■ **Recorded information**
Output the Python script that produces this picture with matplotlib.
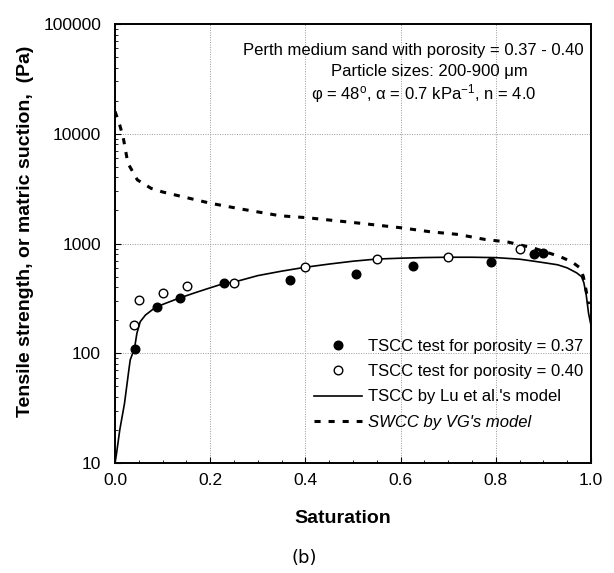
import matplotlib
matplotlib.use("Agg")
import matplotlib.pyplot as plt
from matplotlib.ticker import FixedLocator, MultipleLocator, LogLocator, NullFormatter

plt.rcParams["font.family"] = ["Liberation Sans", "DejaVu Sans"]
plt.rcParams["mathtext.fontset"] = "custom"
plt.rcParams["mathtext.rm"] = "Liberation Sans"
plt.rcParams["mathtext.it"] = "Liberation Sans:italic"

# Measured tensile strength (Pa) vs saturation
sat_037 = [0.043, 0.088, 0.136, 0.230, 0.368, 0.507, 0.627, 0.789, 0.881, 0.900]
ts_037 = [109, 262, 317, 434, 465, 524, 626, 674, 802, 825]

sat_040 = [0.039, 0.050, 0.100, 0.151, 0.249, 0.400, 0.550, 0.700, 0.851]
ts_040 = [181, 306, 352, 410, 441, 608, 722, 748, 898]

# Lu et al. model curve (TSCC)
sat_lu = [0.0, 0.003, 0.01, 0.02, 0.029, 0.032, 0.041, 0.046, 0.053, 0.064,
          0.085, 0.106, 0.134, 0.169, 0.197, 0.230, 0.25, 0.30, 0.35, 0.40,
          0.45, 0.50, 0.55, 0.60, 0.65, 0.70, 0.75, 0.80, 0.85, 0.88, 0.90,
          0.93, 0.95, 0.97, 0.98, 0.985, 0.99, 0.995, 1.0]
ts_lu = [10, 12, 20, 35, 70, 87, 111, 152, 194, 223,
         262, 285, 317, 357, 391, 434, 445, 510, 560, 608,
         650, 690, 722, 735, 745, 750, 750, 744, 720, 690, 670,
         640, 600, 540, 500, 440, 340, 230, 180]

# van Genuchten SWCC curve (matric suction)
sat_vg = [0.0, 0.01, 0.017, 0.027, 0.047, 0.076, 0.10, 0.147, 0.20, 0.263,
          0.347, 0.403, 0.515, 0.602, 0.662, 0.721, 0.777, 0.826, 0.879,
          0.935, 0.96, 0.977, 0.984, 0.991, 0.995]
suction_vg = [16000, 12000, 9400, 5400, 3800, 3180, 2950, 2640, 2330, 2070,
              1790, 1720, 1530, 1390, 1280, 1210, 1090, 1030, 910,
              760, 680, 600, 500, 350, 280]

x_ticks = [0.0, 0.2, 0.4, 0.6, 0.8, 1.0]
y_ticks = [10, 100, 1000, 10000, 100000]
y_tick_labels = ["10", "100", "1000", "10000", "100000"]

fig = plt.figure(figsize=(6.14, 5.73), dpi=100)
ax = fig.add_axes([0.1873, 0.192, 0.7752, 0.766])

ax.set_yscale("log")
ax.set_xlim(0.0, 1.0)
ax.set_ylim(10, 100000)

ax.plot(sat_037, ts_037, linestyle="none", marker="o", ms=6.2,
        mfc="black", mec="black", label="TSCC test for porosity = 0.37", zorder=4)
ax.plot(sat_040, ts_040, linestyle="none", marker="o", ms=6.2,
        mfc="white", mec="black", mew=1.0, label="TSCC test for porosity = 0.40", zorder=4)
ax.plot(sat_lu, ts_lu, color="black", lw=1.2,
        label="TSCC by Lu et al.'s model", zorder=3)
ax.plot(sat_vg, suction_vg, color="black", lw=2.2, linestyle=(0, (2.0, 2.6)),
        label="SWCC by VG's model", zorder=3)

ax.xaxis.set_major_locator(FixedLocator(x_ticks))
ax.xaxis.set_minor_locator(MultipleLocator(0.05))
ax.set_xticklabels([f"{v:.1f}" for v in x_ticks])
ax.yaxis.set_major_locator(FixedLocator(y_ticks))
ax.set_yticklabels(y_tick_labels)
ax.yaxis.set_minor_locator(LogLocator(base=10, subs=range(2, 10)))
ax.yaxis.set_minor_formatter(NullFormatter())

ax.tick_params(axis="both", which="major", direction="in", length=4, width=0.8,
               labelsize=12.5, top=False, right=False)
ax.tick_params(axis="x", which="major", pad=7)
ax.tick_params(axis="y", which="major", pad=10)
ax.tick_params(axis="both", which="minor", direction="in", length=2.5, width=0.6,
               top=False, right=False)

ax.grid(True, which="major", color="#999999", linestyle=(0, (1, 1.5)), linewidth=0.7)
for s in ax.spines.values():
    s.set_linewidth(1.4)
    s.set_color("black")

ax.set_xlabel("Saturation", fontsize=14, fontweight="bold")
ax.xaxis.set_label_coords(0.479, -0.108)
ax.set_ylabel("Tensile strength, or matric suction,  (Pa)", fontsize=14,
              fontweight="bold", va="center")
ax.yaxis.set_label_coords(-0.187, 0.527)

ax.text(0.627, 58000, "Perth medium sand with porosity = 0.37 - 0.40",
        ha="center", va="center", fontsize=12)
ax.text(0.660, 36600, "Particle sizes: 200-900 μm",
        ha="center", va="center", fontsize=12)
ax.text(0.648, 23500, r"φ = 48$^{\mathrm{o}}$, α = 0.7 kPa$^{-1}$, n = 4.0",
        ha="center", va="center", fontsize=12)

leg = ax.legend(loc="lower right", bbox_to_anchor=(1.005, 0.053), frameon=False,
                fontsize=12, handlelength=2.9, handletextpad=0.35,
                labelspacing=0.62, borderaxespad=0.2)
leg.get_texts()[3].set_fontstyle("italic")

fig.text(0.495, 0.026, "(b)", ha="center", va="center", fontsize=13,
         family="DejaVu Sans")

fig.savefig("out.png", dpi=100)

■ **The exercise**
Your task is to return the lines above, from the first one up to and including the line containing "from matplotlib.ticker import", minus any pictures.

■ **Task response**
Output the Python script that produces this picture with matplotlib.
import matplotlib
matplotlib.use("Agg")
import matplotlib.pyplot as plt
from matplotlib.ticker import FixedLocator, MultipleLocator, LogLocator, NullFormatter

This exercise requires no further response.